Nun zur zweiten Sache, die mir in den Sinn kam, als ich an diesen Artikel schrieb. Ich erinnerte mich an eine Geschichte, die mir mein Vater vor vielen Jahren einmal erzählte, als wir über Gerechtigkeit sprachen. Im Folgenden gebe ich diese Geschichte wider:
In einem Land herrschte ein ungerechter König, der jeden, der ihm unliebsam war bestrafte.Eines Tages wurde ein Mann der Beleidigung des Königs beschuldigt und angeklagt. Dieser Mann war jedoch im ganzen Land bekannt für seine Aufrichtigkeit, Wahrheitstreue und Tugend, und dennoch, niemand wagte es, seine Stimme für ihn zu erheben.
Der dem König blind ergebene Richter verurteilte den Mann dazu, aller Unschuldsbekundungen zum Trotz, für einen Tag und eine Nacht an den öffentlichen Pranger mitten auf den Marktplatz gestellt zu werden. Gleichzeitig verpflichtete er jeden Bürger der Stadt dazu, den Verurteilten mit einem Kieselstein zu bewerfen, um auf diese Weise Königstreue auszudrücken. Jedem, der dieser richterlichen Weisung nicht Folge leistete, wurde mit Strafe gedroht.

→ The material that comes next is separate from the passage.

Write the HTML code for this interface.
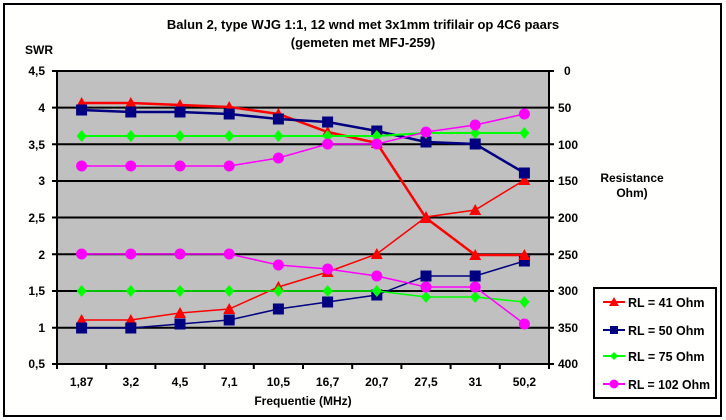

Keiner wagte es die Anweisung zu missachten, so dass der Verurteilte von jedem Marktbesucher mit einem Kieselstein beworfen wurde. Erstaunlicherweise ertrug der am Pranger stehende Mann sein Schicksal mit großer Ruhe und kein Wort des Wehklagens ging über seine Lippen. Als am späten Abend der beste Freund des zu Unrecht Verurteilten den Markt aufsuchen musste, um seine Einkäufe zu tätigen, gelang es ihm nicht, den Pranger zu umgehen. Von den Schergen des Königs wurde er dazu gedrängt, der richterlichen Anordnung zu entsprechen. So näherte er sich seinem Freund, brachte es aber nicht über das Herz, einen Stein auf ihn zu werfen. Da erblickte er eine Rosenblüte auf dem Boden, er hob diese auf und warf sie auf seinen Freund. Als die Blüte den Verurteilten an der Brust traf, schrie dieser laut auf vor Schmerz. Erschrocken lief der Freund zum Pranger und sagte: 'Mein Freund, die Steine, die dich trafen haben dir schreckliche Wunden zugefügt, aber kein Wort des Schmerzes kam über deine Lippen. Wie konnte meine Rose dich so verletzen, dass du vor Schmerz aufgeschrien hast?' Mit Tränen in den Augen antwortete ihm der Verurteilte: 'Deine Rose hat mich stärker getroffen als der größte Stein, ist sie doch Beleg dafür, dass deine Achtung für den König stärker ist als unsere Freundschaft. Wie konntest du an meiner Unschuld zweifeln, deine Hand gegen mich erheben, und an diesem Tage mir nicht zur Seite stehen?“ Sprach er und starb.
In dieser kleinen Geschichte wird zum Ausdruck gebracht, wie schwer es sein kann, in einer Situation in der das Unrecht zum Recht verklärt wird, gerecht zu handeln und welche fatale Folgen auch die kleinste Form von Ungerechtigkeit nach sich ziehen kann.
Gerechtigkeit ist und bleibt der Drehangelpunkt des menschlichen Gemeinwesens, so dass muslimische Gelehrte, wie Imam Nouridin al-Haqqani oder Abdurrahman al-Qawalibi, zu dem Schluss kommen, dass ein gerechter nicht-muslimischer Herrscher einem ungerechten muslimischen Herrscher der Vorzug zu geben ist. Zur Zeit des Propheten Muhammad (Friede sei auf ihm) war es der christliche Negus von Abessinien, bei dem Muslime Zuflucht nahmen.
Der muslimische Gelehrte Muhammad Ahmad Sarachsi sagte einmal: „Gerechtigkeit walten zu lassen rangiert unter den erhabensten demütigen Taten, gleich nach dem Iman an ALLAH. Es ist die größte Pflicht, mit der die Gesandten gekommen sind.“ Der Gefährte Abu Tharr al-Ghifari überliefert den folgenden Hadith über die Gerechtigkeit Allahs: „Oh meine Geschöpfe, Ich habe Mir selbst die Ungerechtigkeit verboten, und sie unter euch auch als verboten erklärt. Also vermeidet, ungerecht zu einander zu sein.“ Diesem Dictum und dieser Verpflichtung im Leben Folge zu leisten, gilt für Muslime wie auch Nicht-Muslime gleichermaßen.